Just over a week before the May 14 elections for the Philippine parliament, it is evident that President Ferdinand Marcos's ruling party will win a majority of the 183 seats being contested.
This, despite points gained by the opposition camp after the assassination last year of the charismatic opposition leader, Benigno Aquino Jr. His murder triggered massive antigovernment rallies demanding Marcos's resignation.
A victory for the ruling New Society Movement (KBL), however, does not necessarily mean that the threats to Mr. Marcos's political survival are past. The threats are political and economic, both being abetted by confirmation of Marcos's poor health.
On the political front, Marcos's major problem is his own KBL party, which he now seems unable to control fully.
In elections during the 1972-1981 martial-law period, Marcos's final choice of candidates was unquestioned. This time, members who are uncertain about his political durability have begun to question his moves. Several members who did not make it to the party ticket broke away from KBL and are running as independent or opposition candidates.
One example is incumbent KBL assemblywoman Helena Benitez, who was ''dumped'' by the party from the contest in Cavite Province, south of Manila. Now running as an independent candidate, Benitez has mounted an attack against KBL for discrimination against women.
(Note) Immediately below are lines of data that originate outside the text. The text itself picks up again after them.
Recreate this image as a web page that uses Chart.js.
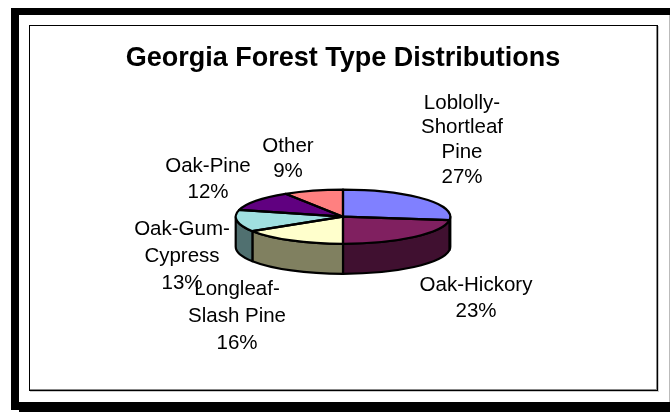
<!DOCTYPE html>
<html>
<head>
<meta charset="utf-8">
<title>Georgia Forest Type Distributions</title>
<script src="https://cdn.jsdelivr.net/npm/chart.js@4"></script>
<style>
  html, body { margin: 0; padding: 0; background: #fff; }
  body { width: 670px; height: 412px; overflow: hidden; position: relative; }
  .frame, .edge, .inner, canvas { position: absolute; box-sizing: border-box; }
  .bar { position: absolute; background: #000; }
  .edge { left: 669px; top: 15px; width: 1px; height: 387px; background: #bbb; }
  .inner { left: 29px; top: 25px; width: 629px; height: 366px; border: 1.5px solid #000; box-shadow: -1px -1px 0 #888 inset, 1px 1px 0 #ccc; }
  canvas { left: 0; top: 0; }
</style>
</head>
<body>
<div class="bar" style="left:11px;top:8px;width:8px;height:402px"></div>
<div class="bar" style="left:11px;top:8px;width:659px;height:7px"></div>
<div class="bar" style="left:19px;top:402px;width:651px;height:10px"></div>
<div class="edge"></div>
<div class="inner"></div>
<canvas id="chart" width="670" height="412"></canvas>

<script>
// ====== DATA ======
const chartTitle = 'Georgia Forest Type Distributions';
const categories = [
  ['Loblolly-', 'Shortleaf', 'Pine'],
  ['Oak-Hickory'],
  ['Longleaf-', 'Slash Pine'],
  ['Oak-Gum-', 'Cypress'],
  ['Oak-Pine'],
  ['Other']
];
const shares = [27, 23, 16, 13, 12, 9];
const topColors = ['#8080ff', '#802060', '#ffffcc', '#a0e0e0', '#600080', '#ff8080'];
const wallColors = ['#404080', '#401030', '#808060', '#507070', '#300040', '#804040'];

// ====== PIE LOOK ======
const tilt = 27 / 107;   // height/width of the top ellipse
const depth = 30;        // wall height in px
const labelFont = '20.5px "Liberation Sans", Arial, sans-serif';
// centre x, first line y and line gap of each label
const labelSpots = [
  [462, 103, 24.7], [476, 285, 26], [237, 289, 27],
  [182, 229, 27.3], [208, 166, 26], [288, 146, 25]
];

// ====== 3D PLUGIN ======
function centerOf(chart) {
  const arc = chart.getDatasetMeta(0).data[0];
  return { x: arc.x, y: arc.y, r: arc.outerRadius };
}

function strokeBlack(ctx) {
  ctx.lineWidth = 2.2;
  ctx.lineJoin = 'round';
  ctx.strokeStyle = '#000';
  ctx.stroke();
}

const tiltedPie = {
  id: 'tiltedPie',
  beforeDatasetDraw(chart) {
    const ctx = chart.ctx;
    const c = centerOf(chart);

    // walls, only the front half of the rim shows
    chart.getDatasetMeta(0).data.forEach((arc, i) => {
      const a = Math.max(arc.startAngle, 0);
      const b = Math.min(arc.endAngle, Math.PI);
      if (b <= a) return;
      ctx.beginPath();
      ctx.ellipse(c.x, c.y, c.r, c.r * tilt, 0, a, b);
      ctx.ellipse(c.x, c.y + depth, c.r, c.r * tilt, 0, b, a, true);
      ctx.closePath();
      ctx.fillStyle = wallColors[i];
      ctx.fill();
      strokeBlack(ctx);
    });

    // squash the library's arcs into the top face
    ctx.save();
    ctx.translate(c.x, c.y);
    ctx.scale(1, tilt);
    ctx.translate(-c.x, -c.y);
  },
  afterDatasetDraw(chart) {
    const ctx = chart.ctx;
    ctx.restore();
    const c = centerOf(chart);

    // slice outlines, done after the restore so the line width stays even
    chart.getDatasetMeta(0).data.forEach(arc => {
      ctx.beginPath();
      ctx.moveTo(c.x, c.y);
      ctx.ellipse(c.x, c.y, c.r, c.r * tilt, 0, arc.startAngle, arc.endAngle);
      ctx.closePath();
      strokeBlack(ctx);
    });
  },
  afterDraw(chart) {
    const ctx = chart.ctx;
    ctx.save();
    ctx.font = labelFont;
    ctx.fillStyle = '#000';
    ctx.textAlign = 'center';
    ctx.textBaseline = 'middle';
    categories.forEach((lines, i) => {
      const [x, y, gap] = labelSpots[i];
      [...lines, shares[i] + '%'].forEach((line, n) => {
        ctx.fillText(line, x, y + n * gap);
      });
    });
    ctx.restore();
  }
};

// ====== CHART ======
new Chart(document.getElementById('chart'), {
  type: 'pie',
  data: {
    labels: categories.map(lines => lines.join(' ')),
    datasets: [{
      data: shares,
      backgroundColor: topColors,
      borderWidth: 0
    }]
  },
  options: {
    responsive: false,
    animation: false,
    layout: { padding: { left: 16, right: 0, top: 0, bottom: 88 } },
    plugins: {
      legend: { display: false },
      tooltip: { enabled: false },
      title: {
        display: true,
        text: chartTitle,
        color: '#000',
        font: { family: '"Liberation Sans", Arial, sans-serif', size: 27, weight: 'bold', lineHeight: 1.2 },
        padding: { top: 42, bottom: 35 }
      }
    }
  },
  plugins: [tiltedPie]
});
</script>
</body>
</html>
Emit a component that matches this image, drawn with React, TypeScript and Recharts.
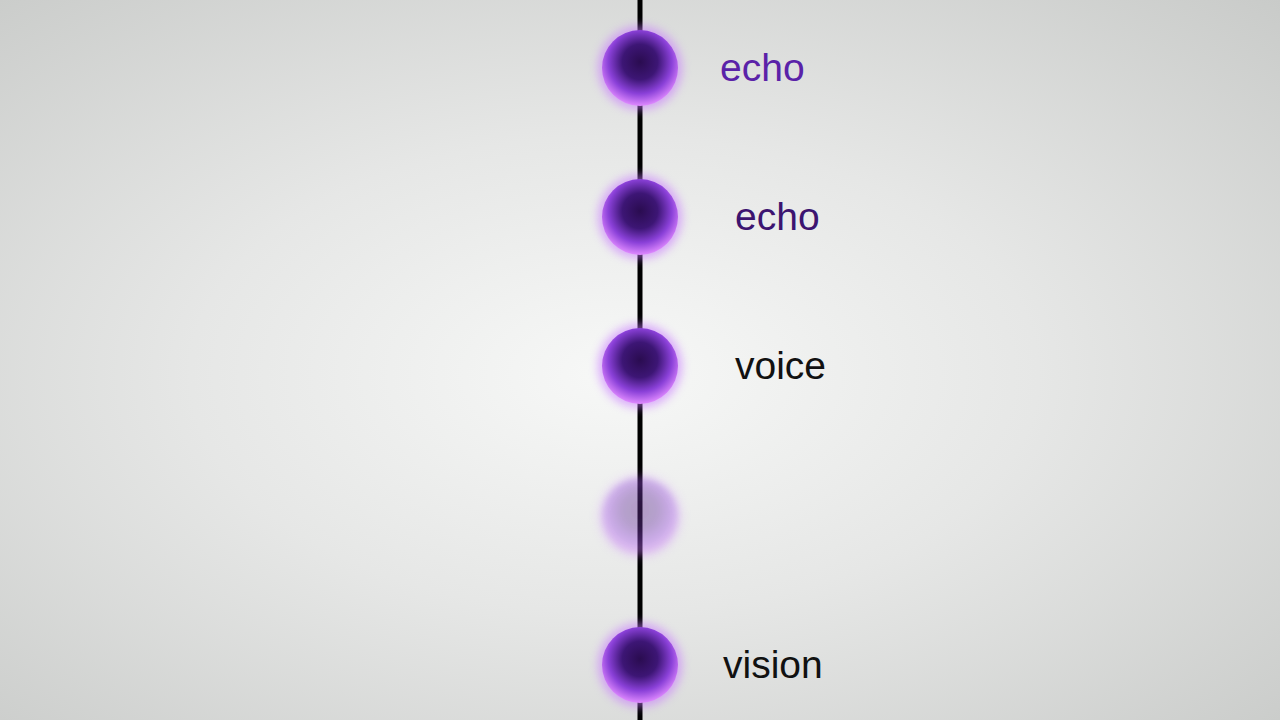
import React from "react";
import { ReferenceLine, Scatter, ScatterChart, XAxis, YAxis } from "recharts";

const nodeY = [68, 217, 366, 516, 665];
const nodeFaded = [false, false, false, true, false];
const labels = ["echo", "echo", "voice", "", "vision"];
const labelX = [720, 735, 735, 0, 723];
const labelColors = ["#5a22a8", "#3c1470", "#111111", "#111111", "#111111"];

const data = nodeY.map((y, i) => ({
  x: 640,
  y,
  faded: nodeFaded[i],
  label: labels[i],
  lx: labelX[i],
  color: labelColors[i],
}));

const Node = (props: any) => {
  const { cx, cy, payload, xAxis } = props;
  const lx = xAxis && xAxis.scale ? xAxis.scale(payload.lx) : payload.lx;
  return (
    <g>
      <circle
        cx={cx}
        cy={cy}
        r={42}
        fill="#c878ff"
        opacity={payload.faded ? 0.2 : 0.6}
        filter="url(#glow)"
      />
      <circle
        cx={cx}
        cy={cy}
        r={38}
        fill="url(#ball)"
        opacity={payload.faded ? 0.28 : 1}
        filter={payload.faded ? "url(#soft)" : undefined}
      />
      {payload.label && (
        <text
          x={lx}
          y={cy + 13}
          fontSize={39}
          fill={payload.color}
          fontFamily="Liberation Sans, Arial, sans-serif"
        >
          {payload.label}
        </text>
      )}
    </g>
  );
};

export default function App() {
  return (
    <div
      style={{
        position: "absolute",
        left: 0,
        top: 0,
        width: 1280,
        height: 720,
        background:
          "radial-gradient(ellipse at 48% 52%, #f7f8f7 0%, #e6e7e6 45%, #c9cbc9 100%)",
      }}
    >
      <ScatterChart width={1280} height={720} margin={{ top: 0, right: 0, bottom: 0, left: 0 }}>
        <defs>
          <radialGradient id="ball" cx="50%" cy="42%" r="58%">
            <stop offset="0%" stopColor="#2a0c50" />
            <stop offset="40%" stopColor="#3d1675" />
            <stop offset="72%" stopColor="#8a40d8" />
            <stop offset="100%" stopColor="#e08aff" />
          </radialGradient>
          <filter id="glow" x="-50%" y="-50%" width="200%" height="200%">
            <feGaussianBlur stdDeviation="5" />
          </filter>
          <filter id="soft" x="-50%" y="-50%" width="200%" height="200%">
            <feGaussianBlur stdDeviation="3" />
          </filter>
        </defs>
        <XAxis type="number" dataKey="x" domain={[0, 1280]} hide />
        <YAxis type="number" dataKey="y" domain={[0, 720]} reversed hide />
        <ReferenceLine x={640} stroke="#000000" strokeWidth={5} />
        <Scatter data={data} shape={<Node />} isAnimationActive={false} />
      </ScatterChart>
    </div>
  );
}
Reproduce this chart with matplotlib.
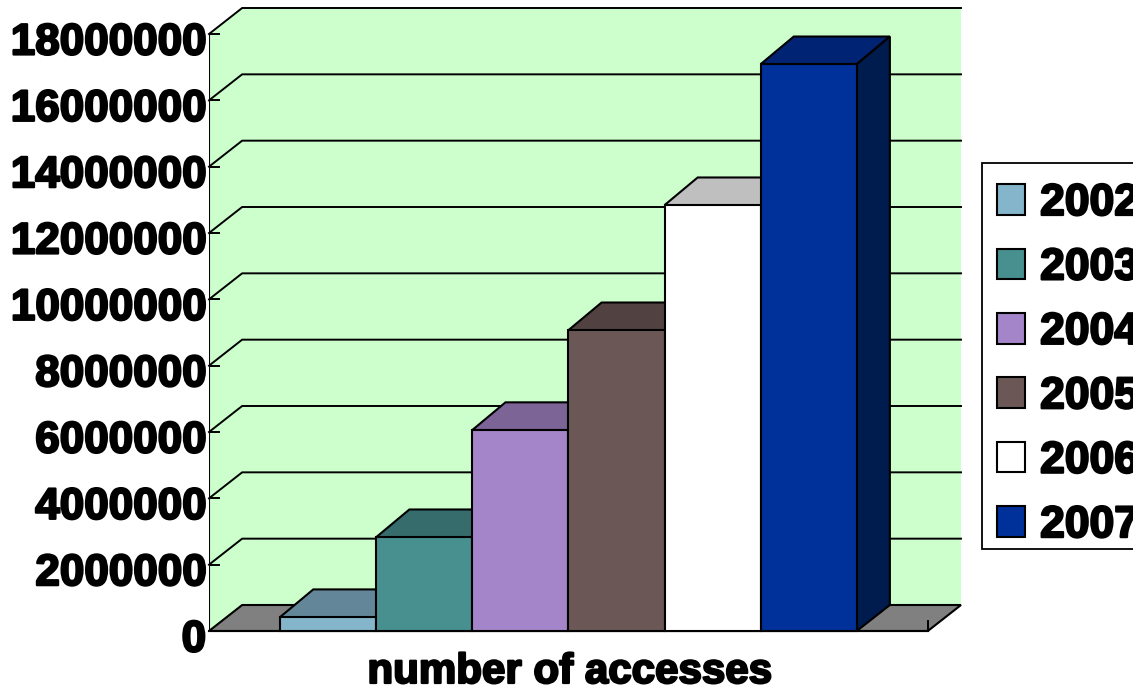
import matplotlib
matplotlib.use("Agg")
import matplotlib.pyplot as plt
import matplotlib.patheffects as pe
from matplotlib.patches import Patch, Polygon, Rectangle

years = ['2002', '2003', '2004', '2005', '2006', '2007']
accesses = [420000, 2830000, 6060000, 9070000, 12840000, 17090000]
front_colors = ['#84B5CB', '#48908F', '#A585C9', '#6B5856', '#FFFFFF', '#00309A']
top_colors = ['#638799', '#366C6B', '#7C6496', '#514241', '#BFBFBF', '#002473']
side_colors = ['#425B66', '#244848', '#534365', '#362C2B', '#808080', '#001B4D']
y_ticks = list(range(0, 18000001, 2000000))
x_label = 'number of accesses'

plt.rcParams['font.family'] = ['Liberation Sans', 'DejaVu Sans']
plt.rcParams['font.weight'] = 'bold'

W, H = 1133, 691
fig = plt.figure(figsize=(W / 100, H / 100), dpi=100)
ax = fig.add_axes([209 / W, 1 - 631 / H, (961 - 209) / W, (631 - 8) / H])
ax.axis('off')

margin = 0.74
depth_x = 0.345
depth_y = 784000
bar_rise = 50000  # bar tops recede slightly more than the floor does
x0 = -margin
x1 = len(years) + margin
ymax = y_ticks[-1]
ax.set_xlim(x0, x1 + depth_x)
ax.set_ylim(0, ymax + depth_y)

# the original text is very heavy, thicken it a little
heavy = [pe.withStroke(linewidth=1.6, foreground='black')]


def poly(points, fc, z=2, ec='black', lw=1.5):
    ax.add_patch(Polygon(points, closed=True, facecolor=fc, edgecolor=ec,
                         linewidth=lw, zorder=z, clip_on=False, joinstyle='miter'))


# walls and floor
poly([(x0, 0), (x0, ymax), (x0 + depth_x, ymax + depth_y), (x1 + depth_x, ymax + depth_y),
      (x1 + depth_x, depth_y), (x0 + depth_x, depth_y)], '#CCFFCC', z=1, ec='none')
poly([(x0, 0), (x0 + depth_x, depth_y), (x1 + depth_x, depth_y), (x1, 0)], '#808080', z=1.5)

# gridlines go along the side wall, then the back wall
for v in y_ticks[1:]:
    ax.plot([x0, x0 + depth_x, x1 + depth_x], [v, v + depth_y, v + depth_y],
            color='black', lw=1.4, zorder=1.8, solid_joinstyle='miter', clip_on=False)
    ax.plot([x0, x0 + 0.1], [v, v], color='black', lw=1.4, zorder=1.8)

ax.plot([x0, x0], [0, ymax], color='black', lw=1.5, zorder=3)
ax.plot([x0, x1], [0, 0], color='black', lw=1.5, zorder=1.6, clip_on=False)
ax.plot([x1, x1], [0, 300000], color='black', lw=1.4, zorder=1.6)

# bars, left to right so each one covers the side of the previous
for i, v in enumerate(accesses):
    z = 4 + i
    back = v + depth_y + bar_rise
    poly([(i, v), (i + depth_x, back), (i + 1 + depth_x, back), (i + 1, v)], top_colors[i], z=z)
    poly([(i + 1, 0), (i + 1 + depth_x, depth_y), (i + 1 + depth_x, back), (i + 1, v)],
         side_colors[i], z=z)
    poly([(i, 0), (i + 1, 0), (i + 1, v), (i, v)], front_colors[i], z=z)

# tick labels sit a bit under their tick, like the original
for v in y_ticks:
    ax.annotate(str(v), (x0, v), xytext=(-3, -9), textcoords='offset pixels',
                ha='right', va='center', fontsize=31.7, fontweight='bold',
                annotation_clip=False, path_effects=heavy)

fig.text(570 / W, 1 - 672 / H, x_label, ha='center', va='center', fontsize=30.3,
         fontweight='bold', path_effects=heavy)

# legend frame runs off the right edge of the picture
fig.add_artist(Rectangle((982 / W, 1 - 549 / H), 170 / W, 386 / H, facecolor='white',
                         edgecolor='black', linewidth=1.3, transform=fig.transFigure, zorder=1))
handles = [Patch(facecolor=c, edgecolor='black', linewidth=1.5) for c in front_colors]
leg = fig.legend(handles, years, loc='upper left', bbox_to_anchor=(997 / W, 1 - 183 / H),
                 borderaxespad=0, borderpad=0, fontsize=32, frameon=False,
                 handlelength=0.63, handleheight=0.68, handletextpad=0.34, labelspacing=0.527)
for t in leg.get_texts():
    t.set_path_effects(heavy)

fig.savefig('out.png', dpi=100)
The outgoing National Assembly had 12 female members, but only three women are official candidates this time - including the President's daughter.
The current economic crisis - the worst in its postwar history, will have to be dealt with after the elections. There is a chronic shortage in foreign exchange and foreign banks are refusing to provide new credit until the government obtains a new standby credit from the International Monetary Fund. Partly because of uncertainties over Marcos's health and the succession procedure, foreign lenders and investors cut the flow of funds into the country.
The dollar shortage has already resulted in two peso devaluations and many business shutdowns for lack of imported raw materials. Prices and unemployment have also been rising.
Adding to government problems are the public hearings by an independent Fact-Finding Board set up to investigate the assassination of Benigno Aquino. They have discredited the government's claim that a lone communist gunman shot Aquino. The board now appears to support the widely held suspicion that Aquino was killed by his military escorts.
The notoriously fragmented opposition has not been able to transform such issues against the government into support for itself. By blaming the government for the debt crisis without presenting a concrete economic platform, the opposition has gained little credibility with average Filipinos.
Rather, the campaign has proceeded along the old line of politics by personality and patronage.
The opposition is handicapped by meager financial resources. The KBL has injected its campaign with large handouts. In the rural areas, people have been eagerly accepting their share of the campaign spoils. Quipped Prime Minister Cesar Virata: ''Elections in themselves are a form of income redistribution.''
Nor is the opposition helped by intraparty squabbles. The United Nationalist and Democratic Organization, the largest opposition group, suffered a major setback last week when three of its member parties quit to set up their own group.
The oposition's fight has also been dampened by the boycott group which refuses to recognize the elections.
To face the economic crisis effectively, Marcos must loosen his grip on the National Assembly. Any move that would threaten the assembly's role in nurturing future leaders and helping an orderly succession would bring negative reactions from those who are helping the country tide over the crisis - the nervous foreign creditors and investors and Marcos's allies, particularly the United States.
And if Marcos respects the National Assembly's independence, he is surrendering some of his authoritarian powers.